:: ROWS ::

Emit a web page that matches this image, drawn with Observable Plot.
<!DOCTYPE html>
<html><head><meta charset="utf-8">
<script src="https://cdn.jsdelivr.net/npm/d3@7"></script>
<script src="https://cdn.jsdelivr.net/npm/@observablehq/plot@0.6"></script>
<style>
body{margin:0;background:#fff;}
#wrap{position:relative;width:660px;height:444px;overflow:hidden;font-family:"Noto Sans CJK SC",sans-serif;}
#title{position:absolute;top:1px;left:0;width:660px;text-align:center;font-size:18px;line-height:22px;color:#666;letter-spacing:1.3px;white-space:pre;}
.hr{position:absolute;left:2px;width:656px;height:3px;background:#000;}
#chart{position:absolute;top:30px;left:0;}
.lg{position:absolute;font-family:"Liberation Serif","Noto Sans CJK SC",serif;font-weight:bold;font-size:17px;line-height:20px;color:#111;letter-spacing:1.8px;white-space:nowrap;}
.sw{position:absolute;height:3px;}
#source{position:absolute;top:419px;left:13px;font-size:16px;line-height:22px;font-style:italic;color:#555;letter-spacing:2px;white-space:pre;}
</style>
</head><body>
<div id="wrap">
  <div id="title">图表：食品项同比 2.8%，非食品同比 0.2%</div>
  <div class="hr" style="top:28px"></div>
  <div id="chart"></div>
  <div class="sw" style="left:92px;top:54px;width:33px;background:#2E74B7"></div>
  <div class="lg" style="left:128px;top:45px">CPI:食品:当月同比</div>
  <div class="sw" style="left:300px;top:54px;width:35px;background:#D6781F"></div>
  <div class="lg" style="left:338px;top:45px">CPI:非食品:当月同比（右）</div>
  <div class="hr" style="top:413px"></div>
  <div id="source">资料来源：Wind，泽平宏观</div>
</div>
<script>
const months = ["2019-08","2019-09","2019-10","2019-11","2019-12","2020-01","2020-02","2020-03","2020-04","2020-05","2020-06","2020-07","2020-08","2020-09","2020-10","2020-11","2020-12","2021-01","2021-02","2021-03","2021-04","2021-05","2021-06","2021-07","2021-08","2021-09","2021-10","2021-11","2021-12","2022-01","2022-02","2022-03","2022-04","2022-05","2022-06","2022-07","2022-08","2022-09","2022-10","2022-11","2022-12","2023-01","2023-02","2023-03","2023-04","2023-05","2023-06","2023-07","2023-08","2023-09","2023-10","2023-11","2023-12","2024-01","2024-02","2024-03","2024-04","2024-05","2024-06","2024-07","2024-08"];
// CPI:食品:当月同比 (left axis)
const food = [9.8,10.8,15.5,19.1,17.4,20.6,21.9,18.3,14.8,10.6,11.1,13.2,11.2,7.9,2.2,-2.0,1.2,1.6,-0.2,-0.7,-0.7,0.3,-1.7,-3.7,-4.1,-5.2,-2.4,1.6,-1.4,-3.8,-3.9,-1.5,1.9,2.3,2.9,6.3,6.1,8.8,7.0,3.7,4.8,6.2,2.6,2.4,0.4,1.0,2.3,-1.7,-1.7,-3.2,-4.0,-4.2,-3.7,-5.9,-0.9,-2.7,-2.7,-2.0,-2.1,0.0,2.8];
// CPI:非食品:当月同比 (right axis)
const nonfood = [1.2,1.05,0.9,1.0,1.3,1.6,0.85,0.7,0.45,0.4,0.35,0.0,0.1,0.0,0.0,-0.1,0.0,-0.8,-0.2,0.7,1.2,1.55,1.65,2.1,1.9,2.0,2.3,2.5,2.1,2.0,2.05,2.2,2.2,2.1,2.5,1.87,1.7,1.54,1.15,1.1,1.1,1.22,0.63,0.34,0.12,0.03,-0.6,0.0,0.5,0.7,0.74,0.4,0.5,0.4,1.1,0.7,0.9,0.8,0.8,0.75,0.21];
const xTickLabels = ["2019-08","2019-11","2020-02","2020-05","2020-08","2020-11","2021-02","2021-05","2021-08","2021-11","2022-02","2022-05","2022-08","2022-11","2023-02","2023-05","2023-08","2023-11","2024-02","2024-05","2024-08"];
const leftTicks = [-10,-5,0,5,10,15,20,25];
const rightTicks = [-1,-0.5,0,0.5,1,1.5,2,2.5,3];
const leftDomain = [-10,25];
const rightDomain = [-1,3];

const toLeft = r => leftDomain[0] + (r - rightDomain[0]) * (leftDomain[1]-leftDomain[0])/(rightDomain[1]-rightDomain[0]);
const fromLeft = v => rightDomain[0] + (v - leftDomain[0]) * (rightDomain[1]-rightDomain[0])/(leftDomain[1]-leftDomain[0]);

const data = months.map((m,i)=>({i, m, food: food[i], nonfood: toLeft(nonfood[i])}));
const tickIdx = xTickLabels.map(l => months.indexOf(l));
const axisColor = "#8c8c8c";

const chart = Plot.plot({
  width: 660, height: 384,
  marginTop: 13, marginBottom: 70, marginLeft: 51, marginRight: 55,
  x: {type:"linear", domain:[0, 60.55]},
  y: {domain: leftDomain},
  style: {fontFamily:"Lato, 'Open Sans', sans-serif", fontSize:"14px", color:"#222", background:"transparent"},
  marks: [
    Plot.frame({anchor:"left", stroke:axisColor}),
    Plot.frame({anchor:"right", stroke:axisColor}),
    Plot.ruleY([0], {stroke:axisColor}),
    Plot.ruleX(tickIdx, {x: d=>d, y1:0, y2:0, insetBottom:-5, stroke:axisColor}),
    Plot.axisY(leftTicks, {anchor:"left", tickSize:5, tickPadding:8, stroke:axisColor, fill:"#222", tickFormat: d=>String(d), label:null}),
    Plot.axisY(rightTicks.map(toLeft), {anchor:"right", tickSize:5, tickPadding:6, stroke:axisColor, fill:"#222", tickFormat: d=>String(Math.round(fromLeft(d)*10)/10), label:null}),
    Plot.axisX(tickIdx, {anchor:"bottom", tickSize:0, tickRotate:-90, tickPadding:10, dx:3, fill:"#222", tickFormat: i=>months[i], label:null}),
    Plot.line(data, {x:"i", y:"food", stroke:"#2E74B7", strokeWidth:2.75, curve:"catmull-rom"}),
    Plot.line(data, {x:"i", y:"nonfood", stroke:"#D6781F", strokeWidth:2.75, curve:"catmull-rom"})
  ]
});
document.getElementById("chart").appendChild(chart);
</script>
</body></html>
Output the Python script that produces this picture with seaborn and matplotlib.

:::

■ REQUIREMENTS:
Repeat every line of the material exactly as given.

■ EXERCISE SOLUTION:
Emit a web page that matches this image, drawn with Observable Plot.
<!DOCTYPE html>
<html><head><meta charset="utf-8">
<script src="https://cdn.jsdelivr.net/npm/d3@7"></script>
<script src="https://cdn.jsdelivr.net/npm/@observablehq/plot@0.6"></script>
<style>
body{margin:0;background:#fff;}
#wrap{position:relative;width:660px;height:444px;overflow:hidden;font-family:"Noto Sans CJK SC",sans-serif;}
#title{position:absolute;top:1px;left:0;width:660px;text-align:center;font-size:18px;line-height:22px;color:#666;letter-spacing:1.3px;white-space:pre;}
.hr{position:absolute;left:2px;width:656px;height:3px;background:#000;}
#chart{position:absolute;top:30px;left:0;}
.lg{position:absolute;font-family:"Liberation Serif","Noto Sans CJK SC",serif;font-weight:bold;font-size:17px;line-height:20px;color:#111;letter-spacing:1.8px;white-space:nowrap;}
.sw{position:absolute;height:3px;}
#source{position:absolute;top:419px;left:13px;font-size:16px;line-height:22px;font-style:italic;color:#555;letter-spacing:2px;white-space:pre;}
</style>
</head><body>
<div id="wrap">
  <div id="title">图表：食品项同比 2.8%，非食品同比 0.2%</div>
  <div class="hr" style="top:28px"></div>
  <div id="chart"></div>
  <div class="sw" style="left:92px;top:54px;width:33px;background:#2E74B7"></div>
  <div class="lg" style="left:128px;top:45px">CPI:食品:当月同比</div>
  <div class="sw" style="left:300px;top:54px;width:35px;background:#D6781F"></div>
  <div class="lg" style="left:338px;top:45px">CPI:非食品:当月同比（右）</div>
  <div class="hr" style="top:413px"></div>
  <div id="source">资料来源：Wind，泽平宏观</div>
</div>
<script>
const months = ["2019-08","2019-09","2019-10","2019-11","2019-12","2020-01","2020-02","2020-03","2020-04","2020-05","2020-06","2020-07","2020-08","2020-09","2020-10","2020-11","2020-12","2021-01","2021-02","2021-03","2021-04","2021-05","2021-06","2021-07","2021-08","2021-09","2021-10","2021-11","2021-12","2022-01","2022-02","2022-03","2022-04","2022-05","2022-06","2022-07","2022-08","2022-09","2022-10","2022-11","2022-12","2023-01","2023-02","2023-03","2023-04","2023-05","2023-06","2023-07","2023-08","2023-09","2023-10","2023-11","2023-12","2024-01","2024-02","2024-03","2024-04","2024-05","2024-06","2024-07","2024-08"];
// CPI:食品:当月同比 (left axis)
const food = [9.8,10.8,15.5,19.1,17.4,20.6,21.9,18.3,14.8,10.6,11.1,13.2,11.2,7.9,2.2,-2.0,1.2,1.6,-0.2,-0.7,-0.7,0.3,-1.7,-3.7,-4.1,-5.2,-2.4,1.6,-1.4,-3.8,-3.9,-1.5,1.9,2.3,2.9,6.3,6.1,8.8,7.0,3.7,4.8,6.2,2.6,2.4,0.4,1.0,2.3,-1.7,-1.7,-3.2,-4.0,-4.2,-3.7,-5.9,-0.9,-2.7,-2.7,-2.0,-2.1,0.0,2.8];
// CPI:非食品:当月同比 (right axis)
const nonfood = [1.2,1.05,0.9,1.0,1.3,1.6,0.85,0.7,0.45,0.4,0.35,0.0,0.1,0.0,0.0,-0.1,0.0,-0.8,-0.2,0.7,1.2,1.55,1.65,2.1,1.9,2.0,2.3,2.5,2.1,2.0,2.05,2.2,2.2,2.1,2.5,1.87,1.7,1.54,1.15,1.1,1.1,1.22,0.63,0.34,0.12,0.03,-0.6,0.0,0.5,0.7,0.74,0.4,0.5,0.4,1.1,0.7,0.9,0.8,0.8,0.75,0.21];
const xTickLabels = ["2019-08","2019-11","2020-02","2020-05","2020-08","2020-11","2021-02","2021-05","2021-08","2021-11","2022-02","2022-05","2022-08","2022-11","2023-02","2023-05","2023-08","2023-11","2024-02","2024-05","2024-08"];
const leftTicks = [-10,-5,0,5,10,15,20,25];
const rightTicks = [-1,-0.5,0,0.5,1,1.5,2,2.5,3];
const leftDomain = [-10,25];
const rightDomain = [-1,3];

const toLeft = r => leftDomain[0] + (r - rightDomain[0]) * (leftDomain[1]-leftDomain[0])/(rightDomain[1]-rightDomain[0]);
const fromLeft = v => rightDomain[0] + (v - leftDomain[0]) * (rightDomain[1]-rightDomain[0])/(leftDomain[1]-leftDomain[0]);

const data = months.map((m,i)=>({i, m, food: food[i], nonfood: toLeft(nonfood[i])}));
const tickIdx = xTickLabels.map(l => months.indexOf(l));
const axisColor = "#8c8c8c";

const chart = Plot.plot({
  width: 660, height: 384,
  marginTop: 13, marginBottom: 70, marginLeft: 51, marginRight: 55,
  x: {type:"linear", domain:[0, 60.55]},
  y: {domain: leftDomain},
  style: {fontFamily:"Lato, 'Open Sans', sans-serif", fontSize:"14px", color:"#222", background:"transparent"},
  marks: [
    Plot.frame({anchor:"left", stroke:axisColor}),
    Plot.frame({anchor:"right", stroke:axisColor}),
    Plot.ruleY([0], {stroke:axisColor}),
    Plot.ruleX(tickIdx, {x: d=>d, y1:0, y2:0, insetBottom:-5, stroke:axisColor}),
    Plot.axisY(leftTicks, {anchor:"left", tickSize:5, tickPadding:8, stroke:axisColor, fill:"#222", tickFormat: d=>String(d), label:null}),
    Plot.axisY(rightTicks.map(toLeft), {anchor:"right", tickSize:5, tickPadding:6, stroke:axisColor, fill:"#222", tickFormat: d=>String(Math.round(fromLeft(d)*10)/10), label:null}),
    Plot.axisX(tickIdx, {anchor:"bottom", tickSize:0, tickRotate:-90, tickPadding:10, dx:3, fill:"#222", tickFormat: i=>months[i], label:null}),
    Plot.line(data, {x:"i", y:"food", stroke:"#2E74B7", strokeWidth:2.75, curve:"catmull-rom"}),
    Plot.line(data, {x:"i", y:"nonfood", stroke:"#D6781F", strokeWidth:2.75, curve:"catmull-rom"})
  ]
});
document.getElementById("chart").appendChild(chart);
</script>
</body></html>
Output the Python script that produces this picture with seaborn and matplotlib.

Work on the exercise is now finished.